Rather than a touching scene demonstrating Superman's ability to inspire people, this seemed to me more like something you might see in a cheesy, cliché ridden film about civil unrest and hippie culture in '60s America.  As for Superman renouncing his citizenship, I don't think it's really that big a deal.  This was a one off back up strip that will probably never be mentioned again, and it seemed like a story Goyer wanted to tell rather than something that's come from the top.  At the same time, I do wonder if this story really needed to be told.  I felt the same as I did when Frank Langella's Perry White asked if Superman was still fighting for "Truth, Justice..all that stuff" in Superman Returns.  Why be embarrassed of the "American Way"?  People are intelligent enough to separate the ideals on which a country is founded from the actions of any particular government.  Also, Superman is famously an American icon, us non-Americans won't get offended if he occasionally mentions that he quite likes the country in which he was raised.  

This story however, wasn't my major problem with Action Comics #900.  I've just sent DC Comics an email regarding the issue, particularly the conclusion to Paul Cornell's Lex Luthor tale, The Black Ring.  I present to you now a copy of the email, so that you all may witness my impotent fanboy rage!

Dear DC,

I must confess I'm absolutely baffled as to your thinking regarding Action Comics #900 and the finale to The Black Ring.

The Black Ring has been such a fantastic story, and until #900 it was shaping up to be the ultimate Lex Luthor story.  Paul Cornell was able to give us such a clear picture of Luthor's motives and personality that I really found myself rooting for Lex.  Not only that but the story was fun too! Mr Mind vs. Cowboy Lex! Gorilla Grodd with a giant spoon! Gun-toting, robot Lois! The Black Ring was a hoot!

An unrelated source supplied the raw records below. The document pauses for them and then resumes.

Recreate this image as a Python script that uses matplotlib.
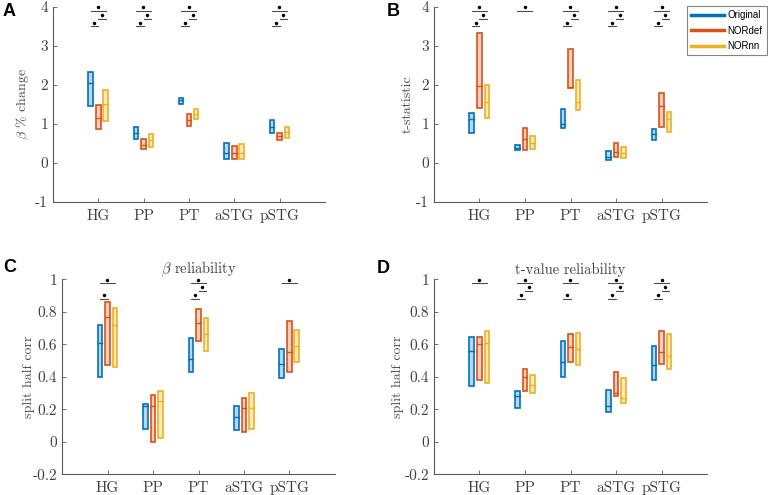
import numpy as np
import matplotlib
matplotlib.use("Agg")
import matplotlib.pyplot as plt
from matplotlib.patches import Rectangle
from matplotlib.lines import Line2D
from matplotlib.colors import to_rgba

plt.rcParams['font.family'] = 'cmr10'
plt.rcParams['mathtext.fontset'] = 'cm'
plt.rcParams['axes.unicode_minus'] = False

regions = ['HG', 'PP', 'PT', 'aSTG', 'pSTG']
methods = ['Original', 'NORdef', 'NORnn']
colors = ['#0072BD', '#D95319', '#EDB120']

# [low, median, high] for each region
# A: beta % change
pct_orig = [[1.46, 2.06, 2.34], [0.61, 0.76, 0.91], [1.52, 1.61, 1.67], [0.09, 0.25, 0.52], [0.76, 0.92, 1.09]]
pct_def = [[0.88, 1.16, 1.49], [0.35, 0.45, 0.62], [0.95, 1.10, 1.25], [0.09, 0.25, 0.44], [0.60, 0.69, 0.78]]
pct_nn = [[1.08, 1.50, 1.87], [0.42, 0.58, 0.74], [1.12, 1.26, 1.39], [0.09, 0.25, 0.48], [0.63, 0.79, 0.92]]
# B: t-statistic
tst_orig = [[0.78, 1.12, 1.27], [0.32, 0.38, 0.46], [0.89, 1.00, 1.38], [0.07, 0.15, 0.30], [0.58, 0.75, 0.88]]
tst_def = [[1.42, 1.97, 3.32], [0.32, 0.62, 0.90], [1.91, 1.94, 2.91], [0.15, 0.29, 0.50], [0.91, 1.46, 1.80]]
tst_nn = [[1.14, 1.55, 1.99], [0.35, 0.52, 0.69], [1.35, 1.56, 2.13], [0.13, 0.25, 0.42], [0.80, 1.12, 1.31]]
# C: beta reliability
brel_orig = [[0.40, 0.61, 0.72], [0.08, 0.22, 0.23], [0.43, 0.51, 0.64], [0.07, 0.15, 0.22], [0.39, 0.48, 0.57]]
brel_def = [[0.47, 0.77, 0.86], [0.00, 0.22, 0.29], [0.62, 0.73, 0.815], [0.06, 0.21, 0.27], [0.43, 0.55, 0.745]]
brel_nn = [[0.46, 0.72, 0.82], [0.02, 0.25, 0.31], [0.56, 0.66, 0.76], [0.08, 0.21, 0.30], [0.49, 0.59, 0.69]]
# D: t-value reliability
trel_orig = [[0.34, 0.56, 0.645], [0.21, 0.28, 0.31], [0.40, 0.49, 0.62], [0.185, 0.22, 0.32], [0.38, 0.47, 0.59]]
trel_def = [[0.38, 0.60, 0.645], [0.315, 0.40, 0.445], [0.49, 0.58, 0.66], [0.28, 0.30, 0.43], [0.48, 0.55, 0.68]]
trel_nn = [[0.36, 0.61, 0.68], [0.30, 0.35, 0.41], [0.47, 0.57, 0.67], [0.24, 0.27, 0.39], [0.45, 0.53, 0.66]]

# significance: top = Original vs NORnn, mid = NORdef vs NORnn, bot = Original vs NORdef
sig_pct = [[1, 1, 1, 0, 1], [1, 1, 1, 0, 1], [1, 1, 1, 0, 1]]
sig_tst = [[1, 1, 1, 1, 1], [1, 0, 1, 1, 1], [1, 0, 1, 1, 1]]
sig_brel = [[1, 0, 1, 0, 1], [0, 0, 1, 0, 0], [1, 0, 1, 0, 0]]
sig_trel = [[1, 1, 1, 1, 1], [0, 1, 0, 1, 1], [0, 1, 1, 1, 1]]

offs = [-0.17, 0.0, 0.16]
w = 0.1
axcol = '0.35'


def draw_panel(ax, series, sigs, ylim, yticks, ylabel, labx):
    x = np.arange(1, len(regions) + 1)
    for vals, off, c in zip(series, offs, colors):
        for xi, (lo, med, hi) in zip(x, vals):
            fc = to_rgba(c, 0.28)
            ax.add_patch(Rectangle((xi + off - w / 2, lo), w, hi - lo,
                                   facecolor=fc, edgecolor=c, lw=1.2))
            ax.plot([xi + off - w / 2, xi + off + w / 2], [med, med], color=c, lw=1.0)
    rng = ylim[1] - ylim[0]
    pairs = [(offs[0], offs[2]), (offs[1], offs[2]), (offs[0], offs[1])]
    levels = [0.022, 0.06, 0.10]
    for row, (a, b), lev in zip(sigs, pairs, levels):
        yb = ylim[1] - lev * rng
        for xi, s in zip(x, row):
            if s:
                ax.plot([xi + a, xi + b], [yb, yb], color='0.3', lw=0.8, clip_on=False)
                ax.plot([xi + (a + b) / 2], [yb + 0.02 * rng], marker='o', ms=2.5,
                        color='k', mec='none', clip_on=False)
    ax.set_xlim(0, 6)
    ax.set_ylim(*ylim)
    ax.set_xticks(x)
    ax.set_xticklabels(regions)
    ax.set_yticks(yticks)
    ax.set_yticklabels(['%g' % t for t in yticks])
    ax.spines['top'].set_visible(False)
    ax.spines['right'].set_visible(False)
    for s in ['left', 'bottom']:
        ax.spines[s].set_color(axcol)
        ax.spines[s].set_linewidth(0.8)
    ax.tick_params(direction='in', length=3, width=0.6, colors=axcol,
                   labelcolor='0.25', labelsize=11)
    ax.tick_params(axis='x', pad=5)
    ax.set_ylabel(ylabel, fontsize=10, color='0.3')
    ax.yaxis.set_label_coords(labx, 0.5)


fig = plt.figure(figsize=(7.68, 4.95), dpi=100)
axA = fig.add_axes([0.069, 0.592, 0.354, 0.394])
axB = fig.add_axes([0.565, 0.592, 0.356, 0.394])
axC = fig.add_axes([0.081, 0.042, 0.355, 0.394])
axD = fig.add_axes([0.565, 0.042, 0.356, 0.394])

draw_panel(axA, [pct_orig, pct_def, pct_nn], sig_pct, (-1, 4), np.arange(-1, 5),
           r'$\beta$ % change', -0.08)
draw_panel(axB, [tst_orig, tst_def, tst_nn], sig_tst, (-1, 4), np.arange(-1, 5),
           't-statistic', -0.075)
ticks_r = np.round(np.arange(-0.2, 1.01, 0.2), 1)
draw_panel(axC, [brel_orig, brel_def, brel_nn], sig_brel, (-0.2, 1), ticks_r,
           'split half corr', -0.10)
draw_panel(axD, [trel_orig, trel_def, trel_nn], sig_trel, (-0.2, 1), ticks_r,
           'split half corr', -0.11)
axC.set_title(r'$\beta$ reliability', fontsize=10.5, color='0.25', pad=4)
axD.set_title('t-value reliability', fontsize=10.5, color='0.25', pad=4)

for lab, (px, py) in zip('ABCD', [(3, 3), (387, 3), (3, 259), (377, 260)]):
    fig.text(px / 768, 1 - py / 495, lab, fontsize=13, fontweight='bold',
             family='Liberation Sans', ha='left', va='top')

handles = [Line2D([], [], color=c, lw=2.5) for c in colors]
leg = fig.legend(handles, methods, loc='upper left', bbox_to_anchor=(687 / 768, 1 - 6 / 495),
                 prop={'family': 'Liberation Sans', 'size': 7}, frameon=True,
                 fancybox=False, edgecolor='0.4', handlelength=3.4, handletextpad=0.3,
                 borderpad=0.45, labelspacing=0.55, borderaxespad=0)
leg.get_frame().set_linewidth(0.8)

fig.savefig('out.png', dpi=100)
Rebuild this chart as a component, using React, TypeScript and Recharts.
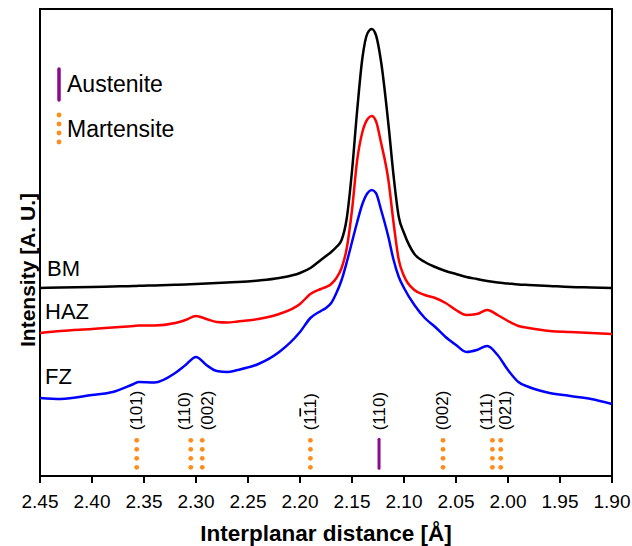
import React from 'react';
import { ComposedChart, Line, Scatter, XAxis, YAxis, ReferenceArea } from 'recharts';

// interplanar distance [Å] sample points
const distance = [
  2.45, 2.43, 2.40, 2.38, 2.36, 2.355, 2.34, 2.32, 2.31, 2.30, 2.29, 2.28, 2.27, 2.26, 2.24, 2.22,
  2.20, 2.19, 2.18, 2.175, 2.17, 2.165, 2.16, 2.155, 2.15, 2.145, 2.14, 2.135, 2.131, 2.127, 2.122,
  2.115, 2.11, 2.105, 2.10, 2.09, 2.08, 2.07, 2.06, 2.05, 2.04, 2.03, 2.02, 2.01, 2.00, 1.99, 1.98,
  1.96, 1.94, 1.92, 1.90,
];

// intensity (arbitrary units, curves stacked with offsets)
const bm = [
  188, 188.5, 189, 189.5, 190, 190.2, 190.6, 191.2, 191.6, 192, 192.5, 193, 193.5, 194, 195.5, 198,
  203, 208, 216, 220, 224, 229, 236, 258, 305, 366, 418, 443, 447, 441, 414,
  352, 300, 259, 243, 222, 214, 209, 205, 202, 199, 197, 195, 193.5, 192.5, 191.5, 191,
  190, 189, 188.5, 188,
];
const haz = [
  143, 145, 147, 148.5, 150, 150.5, 150.5, 153, 156, 160, 157, 154, 153.5, 154.5, 157, 162,
  172, 182, 187, 189, 192, 198, 208, 228, 266, 316, 344, 357, 360, 355, 333,
  296, 253, 216, 200, 186, 181, 178, 173, 166, 161, 162, 166, 161, 155, 150, 148,
  145, 144, 143, 142,
];
const fz = [
  78, 77, 81, 84, 92, 94, 93.5, 103, 111, 119, 111, 105, 104, 106, 112, 124,
  144, 158, 165, 168, 173, 183, 196, 214, 234, 254, 272, 283, 286, 283, 266,
  239, 216, 199, 188, 171, 158, 149, 139, 131, 124, 126, 130, 121, 106, 94, 89,
  83, 80, 77, 72,
];

// reflection positions
const martensitePeaks = [2.357, 2.305, 2.294, 2.19, 2.0625, 2.015, 2.007];
const martensiteLabels = ['(101)', '(110)', '(002)', '(1-11)', '(002)', '(111)', '(021)'];
const austenitePeaks = [2.124];
const austeniteLabels = ['(110)'];

const xTicks = [2.45, 2.4, 2.35, 2.3, 2.25, 2.2, 2.15, 2.1, 2.05, 2.0, 1.95, 1.9];

const rows = distance.map((d, i) => ({ d, bm: bm[i], haz: haz[i], fz: fz[i] }));

const FONT = '"Liberation Sans", Arial, Helvetica, sans-serif';
const ORANGE = '#ff8c1a';
const PURPLE = '#8b0a8b';
const BASE = 8.7;

const withNeighbours = (peaks: number[], labels: string[]) =>
  peaks.map((d, i) => {
    let shift = 0;
    if (i < peaks.length - 1 && Math.abs(peaks[i + 1] - d) < 0.02) shift = -6;
    else if (i > 0 && Math.abs(peaks[i - 1] - d) < 0.02) shift = 5;
    return { d, base: BASE, label: labels[i], shift };
  });

const martensiteData = withNeighbours(martensitePeaks, martensiteLabels);
const austeniteData = withNeighbours(austenitePeaks, austeniteLabels);

// "(1-11)" means a bar over the middle index
const labelParts = (text: string) => {
  const m = text.match(/^\((\d)-(\d)(\d)\)$/);
  if (!m) return text;
  return (
    <>
      {'(' + m[1]}
      <tspan textDecoration="overline" style={{ textDecoration: 'overline' }}>{m[2]}</tspan>
      {m[3] + ')'}
    </>
  );
};

const PeakLabel = ({ x, y, text }: { x: number; y: number; text: string }) => (
  <text
    x={x}
    y={y}
    transform={`rotate(-90 ${x} ${y})`}
    dominantBaseline="central"
    fontSize={17}
    fontFamily={FONT}
    fill="#000"
  >
    {labelParts(text)}
  </text>
);

const MartensiteMark = (props: any) => {
  const { cx, cy, payload } = props;
  return (
    <g>
      {[0, 9, 18, 27].map((o) => (
        <circle key={o} cx={cx} cy={cy - o} r={2.4} fill={ORANGE} />
      ))}
      <PeakLabel x={cx + payload.shift} y={cy - 37} text={payload.label} />
    </g>
  );
};

const AusteniteMark = (props: any) => {
  const { cx, cy, payload } = props;
  return (
    <g>
      <line x1={cx} y1={cy + 1} x2={cx} y2={cy - 28} stroke={PURPLE} strokeWidth={3} strokeLinecap="round" />
      <PeakLabel x={cx + payload.shift} y={cy - 37} text={payload.label} />
    </g>
  );
};

export default function App() {
  return (
    <div style={{ position: 'absolute', left: 0, top: 0, width: 632, height: 546, background: '#fff' }}>
      <ComposedChart
        width={632}
        height={546}
        data={rows}
        margin={{ top: 9, right: 20, left: 40, bottom: 0 }}
      >
        <XAxis
          type="number"
          dataKey="d"
          domain={[1.9, 2.45]}
          reversed
          allowDataOverflow
          ticks={xTicks}
          interval={0}
          tickFormatter={(v: number) => v.toFixed(2)}
          height={70}
          tickSize={7}
          tickMargin={12}
          axisLine={{ stroke: '#000', strokeWidth: 2 }}
          tickLine={{ stroke: '#000', strokeWidth: 2 }}
          tick={{ fill: '#000', fontSize: 19, fontFamily: FONT }}
        />
        <YAxis hide type="number" domain={[0, 467]} allowDataOverflow />
        <ReferenceArea
          x1={2.45}
          x2={1.9}
          y1={0}
          y2={467}
          fill="none"
          fillOpacity={0}
          stroke="#000"
          strokeWidth={2}
          ifOverflow="visible"
        />
        <Line type="monotone" dataKey="fz" stroke="#0000ff" strokeWidth={2.5} dot={false} isAnimationActive={false} />
        <Line type="monotone" dataKey="haz" stroke="#ff0000" strokeWidth={2.5} dot={false} isAnimationActive={false} />
        <Line type="monotone" dataKey="bm" stroke="#000000" strokeWidth={2.5} dot={false} isAnimationActive={false} />
        <Scatter data={martensiteData} dataKey="base" shape={MartensiteMark} isAnimationActive={false} />
        <Scatter data={austeniteData} dataKey="base" shape={AusteniteMark} isAnimationActive={false} />
      </ComposedChart>

      <svg
        width={632}
        height={546}
        style={{ position: 'absolute', left: 0, top: 0, pointerEvents: 'none' }}
        fontFamily={FONT}
      >
        {/* legend */}
        <line x1={59} y1={69} x2={59} y2={100} stroke={PURPLE} strokeWidth={3.5} strokeLinecap="round" />
        <text x={67} y={92} fontSize={23} fill="#000">Austenite</text>
        {[115, 124, 133, 142].map((y) => (
          <circle key={y} cx={59} cy={y} r={2.4} fill={ORANGE} />
        ))}
        <text x={67} y={137} fontSize={23} fill="#000">Martensite</text>

        {/* curve names */}
        <text x={47} y={276} fontSize={22} fill="#000">BM</text>
        <text x={45} y={319} fontSize={22} fill="#000">HAZ</text>
        <text x={45} y={384} fontSize={22} fill="#000">FZ</text>

        {/* axis titles */}
        <text x={326} y={541} fontSize={22.5} fontWeight="bold" textAnchor="middle" fill="#000">
          Interplanar distance [Å]
        </text>
        <text
          x={27.5}
          y={270}
          transform="rotate(-90 27.5 270)"
          fontSize={21}
          fontWeight="bold"
          textAnchor="middle"
          dominantBaseline="central"
          fill="#000"
        >
          Intensity [A. U.]
        </text>
      </svg>
    </div>
  );
}
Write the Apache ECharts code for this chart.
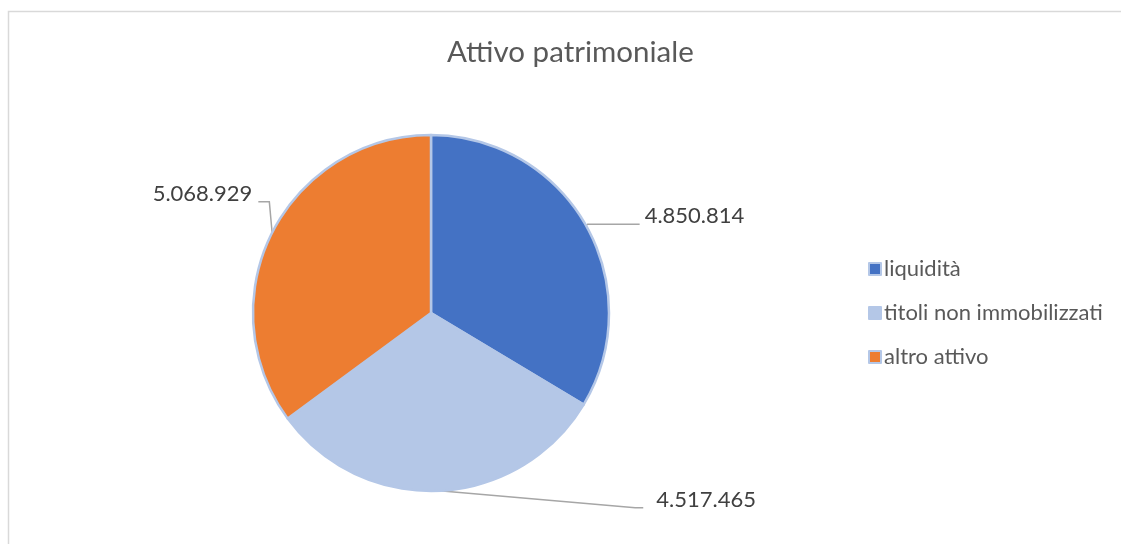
<!DOCTYPE html>
<html>
<head>
<meta charset="utf-8">
<style>
  html, body { margin: 0; padding: 0; background: #ffffff; }
  #chart { width: 1121px; height: 544px; }
</style>
<script src="https://cdn.jsdelivr.net/npm/echarts@6/dist/echarts.min.js"></script>
</head>
<body>
<div id="chart"></div>
<script>
// Composition of total assets
const titleText = 'Attivo patrimoniale';
const categories = ['liquidità', 'titoli non immobilizzati', 'altro attivo'];
const values = [4850814, 4517465, 5068929];
const valueLabels = ['4.850.814', '4.517.465', '5.068.929'];
const colors = ['#4472c4', '#b4c7e7', '#ed7d31'];

// leader line segment lengths per slice: [radial, horizontal]
const leaderLengths = [[2, 52], [17, 203], [2, 12]];
// gap between leader end and value text
const labelGaps = [5, 13, 6];
// value text sits a little above the end of its leader
const textRaise = 8;

const chart = echarts.init(document.getElementById('chart'), null, { renderer: 'canvas' });

const seriesData = categories.map((name, i) => ({
  name: name,
  value: values[i],
  itemStyle: { color: colors[i] },
  label: { distanceToLabelLine: labelGaps[i] },
  labelLine: { length: leaderLengths[i][0], length2: leaderLengths[i][1] }
}));

chart.setOption({
  backgroundColor: '#ffffff',
  animation: false,
  title: {
    text: titleText,
    left: 442,
    top: 32,
    textStyle: {
      fontFamily: 'Lato',
      fontWeight: 'normal',
      fontSize: 29.5,
      color: '#595959'
    }
  },
  legend: {
    orient: 'vertical',
    left: 863,
    top: 252,
    icon: 'rect',
    itemWidth: 12,
    itemHeight: 12,
    itemGap: 20,
    data: categories,
    textStyle: {
      fontFamily: 'Lato',
      fontSize: 22,
      lineHeight: 24,
      color: '#595959',
      padding: [0, 0, 0, -2]
    }
  },
  graphic: [{
    type: 'rect',
    silent: true,
    shape: { x: 8.5, y: 11.5, width: 1200, height: 600 },
    style: { fill: null, stroke: '#d9d9d9', lineWidth: 1.5 }
  }],
  series: [{
    type: 'pie',
    center: [431, 313],
    radius: 178,
    startAngle: 90,
    clockwise: true,
    avoidLabelOverlap: false,
    itemStyle: { borderColor: '#b4c7e7', borderWidth: 2.5 },
    label: {
      show: true,
      position: 'outside',
      formatter: (p) => valueLabels[p.dataIndex],
      fontFamily: 'Lato',
      fontSize: 22,
      color: '#404040'
    },
    labelLine: {
      show: true,
      lineStyle: { color: '#a6a6a6', width: 1.5 }
    },
    labelLayout: (params) => {
      const pts = params.labelLinePoints;
      if (!pts) return {};
      const copy = pts.map((p) => [p[0], p[1]]);
      // bottom slice: run the leader diagonally, with a short flat end
      if (params.dataIndex === 1) {
        const end = copy[copy.length - 1];
        return { dy: -textRaise, labelLinePoints: [copy[0], [end[0] - 8, end[1]], end] };
      }
      // left slice: lift the label and rise vertically from the rim
      if (params.dataIndex === 2) {
        const lift = 30;
        return {
          dy: -lift - textRaise,
          labelLinePoints: [copy[0], [copy[1][0] - 1, copy[1][1] - lift], [copy[2][0], copy[2][1] - lift]]
        };
      }
      return { dy: -textRaise, labelLinePoints: copy };
    },
    emphasis: { disabled: true },
    data: seriesData
  }]
});
</script>
</body>
</html>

And then you guys made the utterly bizarre decision to tie the finale into a Doomsday story that hasn't even finished yet!  This is the grand finale of the best Lex Luthor story ever and it's clumped together with the midway point of a mediocre Doomsday story! Why?!  It completely robbed the finale of its momentum and power. Lex Luthor has the power of a god, he's got Superman in his clutches and we have to keep switching back to Steel, Eradicator and the rest running through some corridors!

Sorry to be so negative but it just seems to me that you've shot yourself in the foot here.  You had the final part of an epic story that could have gone down in history as one of the greats and you deliberately sabotaged it by crowbarring in a completely unrelated story.

What a shame.

Yours sincerely,

Paul Cornish


  1. "Also, Superman is famously an American icon, us non-Americans won't get offended if he occasionally mentions that he quite likes the country in which he was raised."

    That's pretty much my thoughts on it, Paul. I think the controversy that came after it is way out of proportion. But then again, this is the Internet.

    What I want to know is how Superman got American citizenship to begin with. He lives in the north pole and all his known relatives are Kryptonian.

  2. I originally wasn't sure if I was going to stick around with Action Comics after Luthor's story was done, but seeing the ending get completely hijacked like this made a book I was loving far too much far too easy to drop.

    Duy: I've noticed Rich Johnston and a few others mention President Kennedy giving it to him. (Though I have no direct proof whatsoever)

  3. I completely agree that the citizenship issue is just a storm in a teacup AND that the Doomsday stuff broke the rhythm of the Black Ring. In an issue with multiple stories anyway, it should have gotten its own section and left the BR finale alone. Heck, I want to rip up and reorder the issue to see how it would play.

  4. Duy and MisterSmith - I think it was Kennedy who granted him citizenship but I don't know if there's a modern equivalent of that tale.

    Siskoid - I wonder if they'll cut the Doomsday bits out for the trade?